Je l'ai joint au téléphone, à Québec. L'histoire de Normand Laplante ne l'a pas étonné outre mesure.

« Ce n'est pas une aberration, ce qu'il a vécu ?

- Pas du tout. Ça correspond au vécu de plusieurs personnes. Dans la réalité de l'oncologie, c'est une expérience courante. »

Le Collège des médecins offre un programme de tutorat pour les médecins désirant améliorer leurs aptitudes de communication. C'est un programme volontaire. Depuis janvier 2016, six médecins ont suivi le programme.

Six...

« Le sentiment d'être traité comme un numéro nourrit le cynisme face à la profession médicale. »

- Le Dr Hubert Marcoux, spécialisé en soins palliatifs

***

Je n'ai pas senti de cynisme chez Anik.

Juste... Je cherche le mot...

Juste de la tristesse.

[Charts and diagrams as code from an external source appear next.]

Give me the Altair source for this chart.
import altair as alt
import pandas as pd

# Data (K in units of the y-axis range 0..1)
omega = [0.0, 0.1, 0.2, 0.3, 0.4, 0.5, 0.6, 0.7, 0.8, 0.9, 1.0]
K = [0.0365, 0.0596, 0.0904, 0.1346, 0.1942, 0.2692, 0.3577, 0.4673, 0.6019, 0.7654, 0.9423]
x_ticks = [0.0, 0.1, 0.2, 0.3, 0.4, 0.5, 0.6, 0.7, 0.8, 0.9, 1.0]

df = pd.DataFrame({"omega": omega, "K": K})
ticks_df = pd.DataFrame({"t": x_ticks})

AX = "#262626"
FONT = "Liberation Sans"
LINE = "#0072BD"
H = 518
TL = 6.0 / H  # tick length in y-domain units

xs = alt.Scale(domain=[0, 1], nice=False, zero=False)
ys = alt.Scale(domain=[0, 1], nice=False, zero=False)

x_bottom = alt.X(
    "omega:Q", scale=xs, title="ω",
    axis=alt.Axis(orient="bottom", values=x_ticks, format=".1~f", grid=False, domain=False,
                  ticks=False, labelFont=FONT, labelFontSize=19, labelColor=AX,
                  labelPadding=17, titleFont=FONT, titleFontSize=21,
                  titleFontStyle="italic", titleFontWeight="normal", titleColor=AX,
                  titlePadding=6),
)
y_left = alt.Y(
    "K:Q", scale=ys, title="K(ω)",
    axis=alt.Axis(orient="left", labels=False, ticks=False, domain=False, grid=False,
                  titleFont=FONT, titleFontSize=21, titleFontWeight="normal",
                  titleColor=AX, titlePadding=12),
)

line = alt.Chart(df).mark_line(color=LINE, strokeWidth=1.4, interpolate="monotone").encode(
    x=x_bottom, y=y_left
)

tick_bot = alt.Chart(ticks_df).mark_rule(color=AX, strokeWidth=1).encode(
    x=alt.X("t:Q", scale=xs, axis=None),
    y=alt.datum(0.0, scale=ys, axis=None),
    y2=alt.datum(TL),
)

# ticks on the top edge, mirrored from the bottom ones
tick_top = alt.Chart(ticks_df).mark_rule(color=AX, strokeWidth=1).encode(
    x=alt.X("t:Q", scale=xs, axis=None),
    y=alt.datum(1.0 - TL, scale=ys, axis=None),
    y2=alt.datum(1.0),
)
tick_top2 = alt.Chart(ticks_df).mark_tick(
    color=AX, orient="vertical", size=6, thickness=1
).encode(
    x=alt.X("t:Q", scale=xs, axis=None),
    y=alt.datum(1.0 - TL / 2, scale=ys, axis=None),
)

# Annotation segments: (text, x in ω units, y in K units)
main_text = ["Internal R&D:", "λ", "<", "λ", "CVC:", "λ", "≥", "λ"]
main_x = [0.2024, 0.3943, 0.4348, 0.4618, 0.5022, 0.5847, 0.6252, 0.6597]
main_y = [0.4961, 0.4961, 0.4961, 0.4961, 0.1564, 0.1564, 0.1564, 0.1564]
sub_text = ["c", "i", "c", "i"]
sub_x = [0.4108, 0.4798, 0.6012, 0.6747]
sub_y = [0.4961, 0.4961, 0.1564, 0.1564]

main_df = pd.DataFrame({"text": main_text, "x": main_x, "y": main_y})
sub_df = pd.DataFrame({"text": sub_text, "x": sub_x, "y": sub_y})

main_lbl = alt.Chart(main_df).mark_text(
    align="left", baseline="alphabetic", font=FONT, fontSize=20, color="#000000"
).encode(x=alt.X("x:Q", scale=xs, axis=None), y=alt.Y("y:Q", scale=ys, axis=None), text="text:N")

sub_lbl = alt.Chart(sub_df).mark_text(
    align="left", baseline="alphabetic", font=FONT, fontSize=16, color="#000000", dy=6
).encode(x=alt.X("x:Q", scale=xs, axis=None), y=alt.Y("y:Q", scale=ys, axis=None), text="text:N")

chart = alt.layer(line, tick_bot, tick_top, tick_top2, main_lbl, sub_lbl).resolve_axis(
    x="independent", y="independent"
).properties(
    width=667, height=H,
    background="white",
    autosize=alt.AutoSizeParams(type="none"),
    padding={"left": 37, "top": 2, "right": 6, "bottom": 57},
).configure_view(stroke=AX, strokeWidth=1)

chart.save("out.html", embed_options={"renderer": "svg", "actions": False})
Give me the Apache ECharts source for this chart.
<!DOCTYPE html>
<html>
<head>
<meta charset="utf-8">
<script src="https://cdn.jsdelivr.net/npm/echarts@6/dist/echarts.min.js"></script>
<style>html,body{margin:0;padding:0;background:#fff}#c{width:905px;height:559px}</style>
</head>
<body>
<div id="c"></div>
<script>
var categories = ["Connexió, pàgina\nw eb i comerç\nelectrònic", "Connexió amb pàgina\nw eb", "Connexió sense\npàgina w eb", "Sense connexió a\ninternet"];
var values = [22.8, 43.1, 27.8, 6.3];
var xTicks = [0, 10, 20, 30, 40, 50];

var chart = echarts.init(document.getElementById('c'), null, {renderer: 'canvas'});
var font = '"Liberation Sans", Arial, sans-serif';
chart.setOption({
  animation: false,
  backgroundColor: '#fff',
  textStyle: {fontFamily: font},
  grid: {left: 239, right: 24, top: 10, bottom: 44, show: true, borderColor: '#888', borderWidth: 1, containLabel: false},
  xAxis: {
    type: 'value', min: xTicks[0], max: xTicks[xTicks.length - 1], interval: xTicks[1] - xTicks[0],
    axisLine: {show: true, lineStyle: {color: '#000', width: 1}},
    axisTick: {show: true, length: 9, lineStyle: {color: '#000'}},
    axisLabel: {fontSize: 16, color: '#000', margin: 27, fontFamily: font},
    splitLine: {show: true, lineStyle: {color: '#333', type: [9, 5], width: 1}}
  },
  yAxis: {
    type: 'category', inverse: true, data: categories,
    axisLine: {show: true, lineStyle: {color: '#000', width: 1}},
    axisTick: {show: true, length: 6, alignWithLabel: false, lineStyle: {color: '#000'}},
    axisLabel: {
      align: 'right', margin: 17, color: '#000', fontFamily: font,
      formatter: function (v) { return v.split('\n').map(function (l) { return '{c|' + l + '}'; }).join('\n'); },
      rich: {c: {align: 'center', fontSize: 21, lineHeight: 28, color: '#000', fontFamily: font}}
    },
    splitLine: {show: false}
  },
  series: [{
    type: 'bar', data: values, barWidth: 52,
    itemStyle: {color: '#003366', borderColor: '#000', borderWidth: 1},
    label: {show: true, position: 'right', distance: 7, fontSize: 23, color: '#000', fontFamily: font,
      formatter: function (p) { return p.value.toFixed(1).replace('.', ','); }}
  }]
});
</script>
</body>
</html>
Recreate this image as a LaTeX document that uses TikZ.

C'est ça, de la tristesse.

Son père est mort le 28 juin dernier à l'âge de 70 ans, après avoir porté la croix de sa chimiothérapie et de sa maladie dans le réseau. Anik est formelle : son père, sa mère et elle ont croisé des gens absolument formidables lors de ce chemin de croix. Médecins, infirmières, personnel en soins palliatifs du CLSC, nutritionnistes.

Mais elle a croisé des gens qui, s'ils avaient un coeur, le cachaient bien.

Elle pense à cette infirmière pivot toujours difficile à contacter, qui a trouvé le moyen d'annoncer à son père qu'il lui restait de trois à cinq mois à vivre... alors que M. Laplante avait exigé qu'on ne lui dise pas combien de temps il lui restait.

Elle pense à cet autre oncologue qui a annoncé à son père que les traitements ne fonctionnaient pas en lui récitant en direct ce qu'on lui disait au bout du fil, au laboratoire, un peu comme le mécanicien vous annoncerait qu'il faut changer la transmission sur votre Mazda en appelant le jobeux dans l'atelier...

« Ah, y a des métastases au cou ? Dans l'omoplate ? OK, dans l'autre poumon aussi... »

Encore là, ce fut annoncé comme on annonce un ongle incarné.

Et à la fin, ce moron-là, comme pour bien prouver qu'il était sur le pilote automatique, devinez ce qu'il a dit à M. Laplante, sa femme et sa fille, en prenant congé d'eux ?

Au coeur d'un des pires jours de leur vie, il leur a dit ceci : « Bonne journée. »

Anik a fait des plaintes à l'Ordre des infirmières et au Collège des médecins. Elle ne veut pas de radiation, pas de blâme, pas d'amende. Elle sait que ces ignominies ne justifient rien de cela. « Je veux juste qu'ils sachent que ce qu'ils ont dit, ça fait mal. Je ne veux pas que d'autres vivent ça. »

Anik m'a écrit une lettre qu'elle a pondue quand son père est mort, une lettre à ceux qui bossent en oncologie, à ceux pour qui un patient est juste un autre dossier, un autre cas, un autre numéro.

J'en cite un bout : 

« À vous qui pouvez aider les malades à traverser la pire période de leur vie, à vous qui allez, parfois, les accompagner jusqu'à la fin de leur route, j'ai envie de vous dire ceci : ne sous-estimez jamais l'impact que votre attitude, vos paroles et vos gestes peuvent avoir sur une personne dont la vie vient de basculer. Sachez que vous avez le pouvoir de transformer une épreuve en cauchemar de par votre simple comportement. »

Ça s'appelle de l'humanité. Ça s'appelle du doigté. Ça s'appelle de la délicatesse.

Trois fois rien.

Mais toute la différence du monde, en même temps, quand ton monde s'écroule.